== THE PROBLEM ==
Exactly retype the lines from the top of the data through the line containing "from bokeh.resources import INLINE", leaving out every picture.

== SOURCE MATERIAL ==

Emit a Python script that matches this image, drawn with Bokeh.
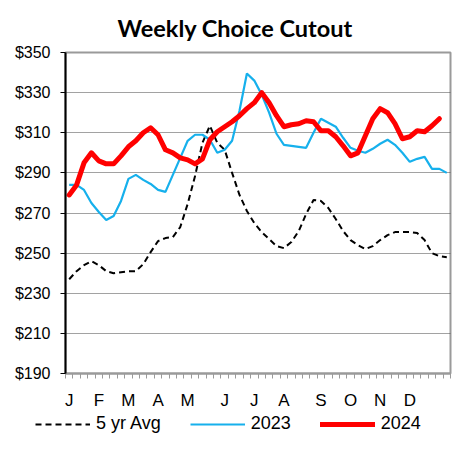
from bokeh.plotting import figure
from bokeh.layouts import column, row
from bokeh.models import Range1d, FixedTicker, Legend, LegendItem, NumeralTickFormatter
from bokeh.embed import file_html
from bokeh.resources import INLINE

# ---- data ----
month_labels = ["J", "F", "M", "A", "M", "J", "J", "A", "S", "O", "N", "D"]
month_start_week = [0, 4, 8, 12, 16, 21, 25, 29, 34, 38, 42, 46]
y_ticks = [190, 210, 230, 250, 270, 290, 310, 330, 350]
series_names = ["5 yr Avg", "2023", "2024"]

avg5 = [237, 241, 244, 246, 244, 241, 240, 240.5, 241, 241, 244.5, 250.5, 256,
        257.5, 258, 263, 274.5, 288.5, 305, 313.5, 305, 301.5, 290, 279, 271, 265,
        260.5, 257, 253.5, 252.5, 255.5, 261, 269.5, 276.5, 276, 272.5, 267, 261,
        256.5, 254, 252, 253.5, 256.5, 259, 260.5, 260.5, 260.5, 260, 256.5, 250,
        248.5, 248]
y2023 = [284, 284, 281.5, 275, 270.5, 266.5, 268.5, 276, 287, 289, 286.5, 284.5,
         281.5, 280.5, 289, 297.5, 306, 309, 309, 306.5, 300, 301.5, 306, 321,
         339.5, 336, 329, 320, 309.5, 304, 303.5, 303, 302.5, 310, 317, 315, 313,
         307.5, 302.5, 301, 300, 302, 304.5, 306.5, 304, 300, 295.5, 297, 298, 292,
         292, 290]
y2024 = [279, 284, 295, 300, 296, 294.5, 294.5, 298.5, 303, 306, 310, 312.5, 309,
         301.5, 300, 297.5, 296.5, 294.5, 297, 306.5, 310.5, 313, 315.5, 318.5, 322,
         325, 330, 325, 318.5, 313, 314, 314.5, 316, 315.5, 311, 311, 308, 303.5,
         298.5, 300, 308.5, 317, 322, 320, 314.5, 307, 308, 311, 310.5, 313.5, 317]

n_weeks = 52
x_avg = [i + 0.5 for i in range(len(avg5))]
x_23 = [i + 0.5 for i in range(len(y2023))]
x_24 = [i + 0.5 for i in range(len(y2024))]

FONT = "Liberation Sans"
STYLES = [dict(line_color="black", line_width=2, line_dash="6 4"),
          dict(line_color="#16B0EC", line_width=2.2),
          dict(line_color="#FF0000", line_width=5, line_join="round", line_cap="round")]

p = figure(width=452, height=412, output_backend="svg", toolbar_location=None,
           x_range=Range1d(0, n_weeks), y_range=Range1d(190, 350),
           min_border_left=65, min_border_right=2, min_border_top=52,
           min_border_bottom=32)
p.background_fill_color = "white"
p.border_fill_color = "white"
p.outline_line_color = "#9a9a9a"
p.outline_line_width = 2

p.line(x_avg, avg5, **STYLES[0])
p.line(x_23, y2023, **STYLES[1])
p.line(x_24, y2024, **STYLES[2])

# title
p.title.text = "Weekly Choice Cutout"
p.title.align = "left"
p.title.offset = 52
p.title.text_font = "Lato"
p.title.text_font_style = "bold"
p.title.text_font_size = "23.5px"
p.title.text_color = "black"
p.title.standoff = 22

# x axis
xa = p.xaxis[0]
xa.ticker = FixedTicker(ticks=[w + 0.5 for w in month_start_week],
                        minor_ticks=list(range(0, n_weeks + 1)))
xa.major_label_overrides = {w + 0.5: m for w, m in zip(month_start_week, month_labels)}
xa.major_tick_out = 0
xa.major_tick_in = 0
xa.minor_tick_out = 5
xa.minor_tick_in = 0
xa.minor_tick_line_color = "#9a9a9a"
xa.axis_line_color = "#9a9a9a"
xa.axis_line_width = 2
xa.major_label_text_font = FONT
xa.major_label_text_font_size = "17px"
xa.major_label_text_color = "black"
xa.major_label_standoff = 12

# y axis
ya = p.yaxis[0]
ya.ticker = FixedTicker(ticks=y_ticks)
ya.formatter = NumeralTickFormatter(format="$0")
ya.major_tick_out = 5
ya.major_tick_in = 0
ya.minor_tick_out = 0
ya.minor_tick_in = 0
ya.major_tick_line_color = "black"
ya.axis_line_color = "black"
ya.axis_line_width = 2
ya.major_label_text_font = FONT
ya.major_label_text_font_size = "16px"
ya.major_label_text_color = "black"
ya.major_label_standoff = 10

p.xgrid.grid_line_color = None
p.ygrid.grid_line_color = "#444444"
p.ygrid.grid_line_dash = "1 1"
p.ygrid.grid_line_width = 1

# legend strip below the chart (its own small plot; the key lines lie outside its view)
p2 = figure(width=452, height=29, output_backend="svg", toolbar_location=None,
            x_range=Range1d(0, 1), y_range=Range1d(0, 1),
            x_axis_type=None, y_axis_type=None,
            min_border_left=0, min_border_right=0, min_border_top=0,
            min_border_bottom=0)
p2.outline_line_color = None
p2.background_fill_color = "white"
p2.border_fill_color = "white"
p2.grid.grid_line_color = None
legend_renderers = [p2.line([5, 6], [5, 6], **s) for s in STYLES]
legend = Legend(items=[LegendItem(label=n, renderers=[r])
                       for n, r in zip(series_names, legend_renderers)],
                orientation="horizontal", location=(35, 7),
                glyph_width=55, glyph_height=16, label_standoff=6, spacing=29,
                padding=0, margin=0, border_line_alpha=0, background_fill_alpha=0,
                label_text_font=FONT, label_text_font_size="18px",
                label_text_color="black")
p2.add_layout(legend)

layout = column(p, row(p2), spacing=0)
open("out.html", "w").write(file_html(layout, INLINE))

== SOLUTION TO THE EXERCISE ==
Emit a Python script that matches this image, drawn with Bokeh.
from bokeh.plotting import figure
from bokeh.layouts import column, row
from bokeh.models import Range1d, FixedTicker, Legend, LegendItem, NumeralTickFormatter
from bokeh.embed import file_html
from bokeh.resources import INLINE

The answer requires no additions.